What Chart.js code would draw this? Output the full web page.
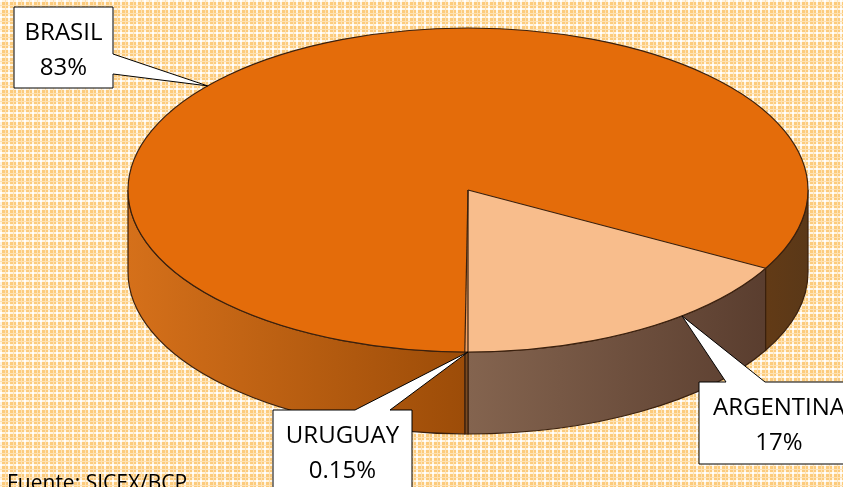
<!DOCTYPE html>
<html>
<head>
<meta charset="utf-8">
<script src="https://cdn.jsdelivr.net/npm/chart.js@4.4.1/dist/chart.umd.min.js"></script>
<style>
  html, body { margin: 0; padding: 0; }
  body {
    width: 843px; height: 487px; overflow: hidden;
    background-color: #fcd28c;
    background-image: url("data:image/svg+xml,%3Csvg xmlns='http://www.w3.org/2000/svg' width='8' height='8' shape-rendering='crispEdges'%3E%3Crect width='8' height='8' fill='%23FCCB7C'/%3E%3Crect width='2' height='8' fill='%23FFF4E2'/%3E%3Crect width='8' height='2' fill='%23FFF4E2'/%3E%3Crect x='5' width='1' height='8' fill='%23FEE2B4'/%3E%3Crect y='5' width='8' height='1' fill='%23FEE2B4'/%3E%3Crect width='2' height='2' fill='%23FFFFFF'/%3E%3C/svg%3E");
  }
</style>
</head>
<body>
<canvas id="myChart" width="843" height="487"></canvas>
<script>
// data
const labels = ['ARGENTINA', 'URUGUAY', 'BRASIL'];
const shares = [17, 0.15, 83];
const shareLabels = ['17%', '0.15%', '83%'];
const topColors = ['#F8BD8C', '#F0A060', '#E46C0A'];

// 3d look of the pie (top ellipse + depth)
const CX = 468, CY = 190, RX = 340, RY = 162, DEPTH = 82;

// put the end of ARGENTINA at the front (6 o'clock)
const total = shares.reduce((a, b) => a + b, 0);
const startRotation = 180 - shares[0] / total * 360;

// callouts: box, where the pointer leaves the box, angle on the pie it points to
const callouts = [
  { i: 2, box: [14, 7, 99, 81], side: 'right', base: [54, 74], angle: 220 },
  { i: 1, box: [273, 410, 139, 95], side: 'top', base: [355, 390], angle: 90 },
  { i: 0, box: [699, 382, 160, 82], side: 'top', base: [726, 765], angle: 51 }
];

function ept(a, dy) {
  return [CX + RX * Math.cos(a), CY + (dy || 0) + RY * Math.sin(a)];
}

function sideFill(ctx, i) {
  let g = ctx.createLinearGradient(CX - RX, 0, CX + RX, 0);
  if (i === 0) {
    g = ctx.createLinearGradient(CX, 0, CX + RX, 0);
    g.addColorStop(0, '#84644F');
    g.addColorStop(1, '#54382A');
  } else if (i === 1) {
    g.addColorStop(0, '#7A4A20');
    g.addColorStop(1, '#7A4A20');
  } else {
    g.addColorStop(0, '#D5701A');
    g.addColorStop(0.5, '#9C4C08');
    g.addColorStop(1, '#5A3818');
  }
  return g;
}

const pie3d = {
  id: 'pie3d',
  beforeDatasetsDraw(chart) {
    const ctx = chart.ctx;
    const arcs = chart.getDatasetMeta(0).data;
    ctx.save();
    ctx.strokeStyle = '#3A200E';
    ctx.lineWidth = 1.2;
    arcs.forEach((arc, i) => {
      [-2 * Math.PI, 0, 2 * Math.PI].forEach(k => {
        const b1 = Math.max(arc.startAngle, k);
        const b2 = Math.min(arc.endAngle, k + Math.PI);
        if (b2 <= b1) return;
        const p = ept(b1);
        ctx.beginPath();
        ctx.moveTo(p[0], p[1]);
        ctx.ellipse(CX, CY, RX, RY, 0, b1, b2);
        ctx.ellipse(CX, CY + DEPTH, RX, RY, 0, b2, b1, true);
        ctx.closePath();
        ctx.fillStyle = sideFill(ctx, i);
        ctx.fill();
        ctx.stroke();
      });
    });
    ctx.restore();
    // squash the library's round pie into the top ellipse
    const a = arcs[0];
    ctx.save();
    ctx.translate(CX, CY);
    ctx.scale(RX / a.outerRadius, RY / a.outerRadius);
    ctx.translate(-a.x, -a.y);
  },
  afterDatasetsDraw(chart) {
    const ctx = chart.ctx;
    const arcs = chart.getDatasetMeta(0).data;
    ctx.restore();

    // outlines of the top
    ctx.save();
    ctx.strokeStyle = '#3A200E';
    ctx.lineWidth = 1.2;
    ctx.beginPath();
    ctx.ellipse(CX, CY, RX, RY, 0, 0, 2 * Math.PI);
    ctx.stroke();
    arcs.forEach(arc => {
      const p = ept(arc.startAngle);
      ctx.beginPath();
      ctx.moveTo(CX, CY);
      ctx.lineTo(p[0], p[1]);
      ctx.stroke();
    });
    ctx.restore();

    // callouts
    ctx.save();
    ctx.font = '24px "Open Sans"';
    callouts.forEach(c => {
      const [x, y, w, h] = c.box;
      const tip = ept(c.angle * Math.PI / 180);
      ctx.beginPath();
      if (c.side === 'right') {
        ctx.moveTo(x, y);
        ctx.lineTo(x + w, y);
        ctx.lineTo(x + w, c.base[0]);
        ctx.lineTo(tip[0], tip[1]);
        ctx.lineTo(x + w, c.base[1]);
        ctx.lineTo(x + w, y + h);
        ctx.lineTo(x, y + h);
      } else {
        ctx.moveTo(x, y);
        ctx.lineTo(c.base[0], y);
        ctx.lineTo(tip[0], tip[1]);
        ctx.lineTo(c.base[1], y);
        ctx.lineTo(x + w, y);
        ctx.lineTo(x + w, y + h);
        ctx.lineTo(x, y + h);
      }
      ctx.closePath();
      ctx.fillStyle = '#FFFFFF';
      ctx.fill();
      ctx.strokeStyle = '#000000';
      ctx.lineWidth = 1;
      ctx.stroke();

      ctx.fillStyle = '#000000';
      ctx.textAlign = 'center';
      ctx.textBaseline = 'alphabetic';
      const mx = x + w / 2;
      ctx.fillText(labels[c.i], mx, y + 33);
      ctx.fillText(shareLabels[c.i], mx, y + 68);
    });

    ctx.font = '21px "Open Sans"';
    ctx.textAlign = 'left';
    ctx.fillText('Fuente: SICEX/BCP', 7, 490);
    ctx.restore();
  }
};

const config = {
  type: 'pie',
  data: {
    labels: labels,
    datasets: [{
      data: shares,
      backgroundColor: topColors,
      borderWidth: 0,
      clip: false
    }]
  },
  options: {
    responsive: false,
    animation: false,
    events: [],
    rotation: startRotation,
    plugins: {
      legend: { display: false },
      tooltip: { enabled: false }
    }
  },
  plugins: [pie3d]
};

const myChart = new Chart(document.getElementById('myChart'), config);
</script>
</body>
</html>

---------------

### Requirement
Repeat the material above verbatim, with no pictures in the output.

### Output of the exercise
What Chart.js code would draw this? Output the full web page.
<!DOCTYPE html>
<html>
<head>
<meta charset="utf-8">
<script src="https://cdn.jsdelivr.net/npm/chart.js@4.4.1/dist/chart.umd.min.js"></script>
<style>
  html, body { margin: 0; padding: 0; }
  body {
    width: 843px; height: 487px; overflow: hidden;
    background-color: #fcd28c;
    background-image: url("data:image/svg+xml,%3Csvg xmlns='http://www.w3.org/2000/svg' width='8' height='8' shape-rendering='crispEdges'%3E%3Crect width='8' height='8' fill='%23FCCB7C'/%3E%3Crect width='2' height='8' fill='%23FFF4E2'/%3E%3Crect width='8' height='2' fill='%23FFF4E2'/%3E%3Crect x='5' width='1' height='8' fill='%23FEE2B4'/%3E%3Crect y='5' width='8' height='1' fill='%23FEE2B4'/%3E%3Crect width='2' height='2' fill='%23FFFFFF'/%3E%3C/svg%3E");
  }
</style>
</head>
<body>
<canvas id="myChart" width="843" height="487"></canvas>
<script>
// data
const labels = ['ARGENTINA', 'URUGUAY', 'BRASIL'];
const shares = [17, 0.15, 83];
const shareLabels = ['17%', '0.15%', '83%'];
const topColors = ['#F8BD8C', '#F0A060', '#E46C0A'];

// 3d look of the pie (top ellipse + depth)
const CX = 468, CY = 190, RX = 340, RY = 162, DEPTH = 82;

// put the end of ARGENTINA at the front (6 o'clock)
const total = shares.reduce((a, b) => a + b, 0);
const startRotation = 180 - shares[0] / total * 360;

// callouts: box, where the pointer leaves the box, angle on the pie it points to
const callouts = [
  { i: 2, box: [14, 7, 99, 81], side: 'right', base: [54, 74], angle: 220 },
  { i: 1, box: [273, 410, 139, 95], side: 'top', base: [355, 390], angle: 90 },
  { i: 0, box: [699, 382, 160, 82], side: 'top', base: [726, 765], angle: 51 }
];

function ept(a, dy) {
  return [CX + RX * Math.cos(a), CY + (dy || 0) + RY * Math.sin(a)];
}

function sideFill(ctx, i) {
  let g = ctx.createLinearGradient(CX - RX, 0, CX + RX, 0);
  if (i === 0) {
    g = ctx.createLinearGradient(CX, 0, CX + RX, 0);
    g.addColorStop(0, '#84644F');
    g.addColorStop(1, '#54382A');
  } else if (i === 1) {
    g.addColorStop(0, '#7A4A20');
    g.addColorStop(1, '#7A4A20');
  } else {
    g.addColorStop(0, '#D5701A');
    g.addColorStop(0.5, '#9C4C08');
    g.addColorStop(1, '#5A3818');
  }
  return g;
}

const pie3d = {
  id: 'pie3d',
  beforeDatasetsDraw(chart) {
    const ctx = chart.ctx;
    const arcs = chart.getDatasetMeta(0).data;
    ctx.save();
    ctx.strokeStyle = '#3A200E';
    ctx.lineWidth = 1.2;
    arcs.forEach((arc, i) => {
      [-2 * Math.PI, 0, 2 * Math.PI].forEach(k => {
        const b1 = Math.max(arc.startAngle, k);
        const b2 = Math.min(arc.endAngle, k + Math.PI);
        if (b2 <= b1) return;
        const p = ept(b1);
        ctx.beginPath();
        ctx.moveTo(p[0], p[1]);
        ctx.ellipse(CX, CY, RX, RY, 0, b1, b2);
        ctx.ellipse(CX, CY + DEPTH, RX, RY, 0, b2, b1, true);
        ctx.closePath();
        ctx.fillStyle = sideFill(ctx, i);
        ctx.fill();
        ctx.stroke();
      });
    });
    ctx.restore();
    // squash the library's round pie into the top ellipse
    const a = arcs[0];
    ctx.save();
    ctx.translate(CX, CY);
    ctx.scale(RX / a.outerRadius, RY / a.outerRadius);
    ctx.translate(-a.x, -a.y);
  },
  afterDatasetsDraw(chart) {
    const ctx = chart.ctx;
    const arcs = chart.getDatasetMeta(0).data;
    ctx.restore();

    // outlines of the top
    ctx.save();
    ctx.strokeStyle = '#3A200E';
    ctx.lineWidth = 1.2;
    ctx.beginPath();
    ctx.ellipse(CX, CY, RX, RY, 0, 0, 2 * Math.PI);
    ctx.stroke();
    arcs.forEach(arc => {
      const p = ept(arc.startAngle);
      ctx.beginPath();
      ctx.moveTo(CX, CY);
      ctx.lineTo(p[0], p[1]);
      ctx.stroke();
    });
    ctx.restore();

    // callouts
    ctx.save();
    ctx.font = '24px "Open Sans"';
    callouts.forEach(c => {
      const [x, y, w, h] = c.box;
      const tip = ept(c.angle * Math.PI / 180);
      ctx.beginPath();
      if (c.side === 'right') {
        ctx.moveTo(x, y);
        ctx.lineTo(x + w, y);
        ctx.lineTo(x + w, c.base[0]);
        ctx.lineTo(tip[0], tip[1]);
        ctx.lineTo(x + w, c.base[1]);
        ctx.lineTo(x + w, y + h);
        ctx.lineTo(x, y + h);
      } else {
        ctx.moveTo(x, y);
        ctx.lineTo(c.base[0], y);
        ctx.lineTo(tip[0], tip[1]);
        ctx.lineTo(c.base[1], y);
        ctx.lineTo(x + w, y);
        ctx.lineTo(x + w, y + h);
        ctx.lineTo(x, y + h);
      }
      ctx.closePath();
      ctx.fillStyle = '#FFFFFF';
      ctx.fill();
      ctx.strokeStyle = '#000000';
      ctx.lineWidth = 1;
      ctx.stroke();

      ctx.fillStyle = '#000000';
      ctx.textAlign = 'center';
      ctx.textBaseline = 'alphabetic';
      const mx = x + w / 2;
      ctx.fillText(labels[c.i], mx, y + 33);
      ctx.fillText(shareLabels[c.i], mx, y + 68);
    });

    ctx.font = '21px "Open Sans"';
    ctx.textAlign = 'left';
    ctx.fillText('Fuente: SICEX/BCP', 7, 490);
    ctx.restore();
  }
};

const config = {
  type: 'pie',
  data: {
    labels: labels,
    datasets: [{
      data: shares,
      backgroundColor: topColors,
      borderWidth: 0,
      clip: false
    }]
  },
  options: {
    responsive: false,
    animation: false,
    events: [],
    rotation: startRotation,
    plugins: {
      legend: { display: false },
      tooltip: { enabled: false }
    }
  },
  plugins: [pie3d]
};

const myChart = new Chart(document.getElementById('myChart'), config);
</script>
</body>
</html>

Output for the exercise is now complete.